15th stage of this year’s Tour de France on July 21. Armstrong
threw down the gauntlet after falling during the stage, roaring
back to win it with an amazing show of perseverance.
It’s getting to the point where we are running out of superlatives to describe this guy.
Don’t worry, I’m sure I can find a few more.
His fifth straight victory in the cycling’s premier annual event may have surpassed his previous four, because he had so many obstacles to overcome this time.
The organizers changed the course this year to have fewer mountain stages (Armstrong’s specialty), he avoided a huge wreck involving several riders in the first stage, just missed crashing into fallen rider Joseba Beloki of Spain (who wound up with a broken leg, elbow and wrist) in another incident, and finally, survived his own wipe out in the 15th stage.

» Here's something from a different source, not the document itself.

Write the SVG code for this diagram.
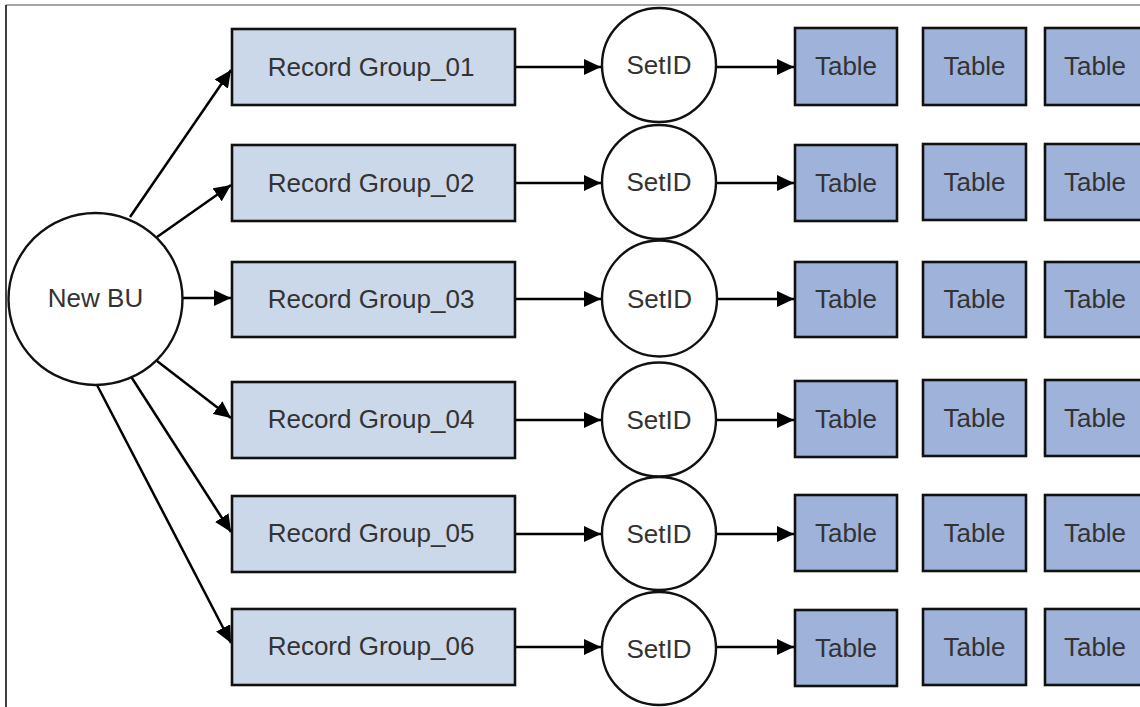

The final escape (from his own fall) was followed by one of the single most incredible athletic performances I have ever seen — in person or on television.
I have been blessed in my life to have seen the Olympics, the World Cup Final, Super Bowls, the NBA Finals and many other significant events, but what I saw that night may have surpassed any sporting feat I have witnessed.
When the 31-year-old Armstrong got off the deck and climbed back on his bike, then nearly fell again a few seconds later when his feet came off the pedals, what followed was a sensational show of grit and determination.
Buoyed by a burst of adrenaline — and sensing the urgency of the moment — Armstrong proceeded to storm to victory in the stage — his only one of this Tour — and set the tone for the rest of the race.
After falling, the sporting gesture of Germany’s Jan Ullrich (who slowed down and waited) allowed Armstrong to catch up. Shortly thereafter, Spain’s Ivan Mayo tried to breakaway from the pack and Armstrong went after him.
Armstrong shed Mayo relatively quickly, then proceeded to overtake stage leader Sylvain Chavanel of France, who was a considerable distance in front, but began to fade on the final climb to the finish line.
It’s an old cliche — ‘That’s what champions are made of” — but apropos in this case.
I still remember sitting on the couch watching (as I did many nights during the race) that 15th stage on JSky Sports and being just gripped by the action. The camera work was incredible, to the point of where you almost felt like you were riding in the race.
With Armstrong entering the stage only 15 seconds ahead of Ullrich and the mountain stages starting to dwindle, I had a very uneasy feeling. When Armstrong took the tumble — well into the stage — I awoke my one-year-old daughter, who was asleep on the couch next to me, with my ‘Oh, no!’
She raised her little head, looked around, and lucky for me, went right back to sleep. I then had the chance to settle in and watch Armstrong in what may have been his finest hour.
When he took off and left Mayo behind, I thought, ‘He’s making his move.’ Then, when I saw Chavanel starting to struggle up the final mountain, and Armstrong gaining speed with each kilometer, I thought, ‘He’s going to pass this guy and win the stage!’
Sure enough, that is exactly what happened.
Talk about compelling — it was almost ridiculous.
I don’t think Hollywood could have come up with a better script.
There were still five stages to go, but psychologically, Armstrong won the Tour on that day.
We all know the story of how Armstrong overcame cancer to become an American sporting legend. Usually, when a tale becomes as repetitious as his — victory every year — the public becomes bored. But not with this guy.
The more you see of him, the more you want to see.
I am not sure the term inspiration is even sufficient to describe what you feel when you watch Armstrong compete.
It is why a few months back, when I filled out my ballot for the annual World Sports Awards, I chose Armstrong as the male athlete of the year.
There were other good nominees, but it was clear to me he was the most deserving. It came as no surprise to me a couple of months later when he was named the winner of the honor.
It was quite an achievement for a cyclist, but for Armstrong, who has the admiration of many of his fellow professional athletes, it was just another accolade in what has truly become an incredible life.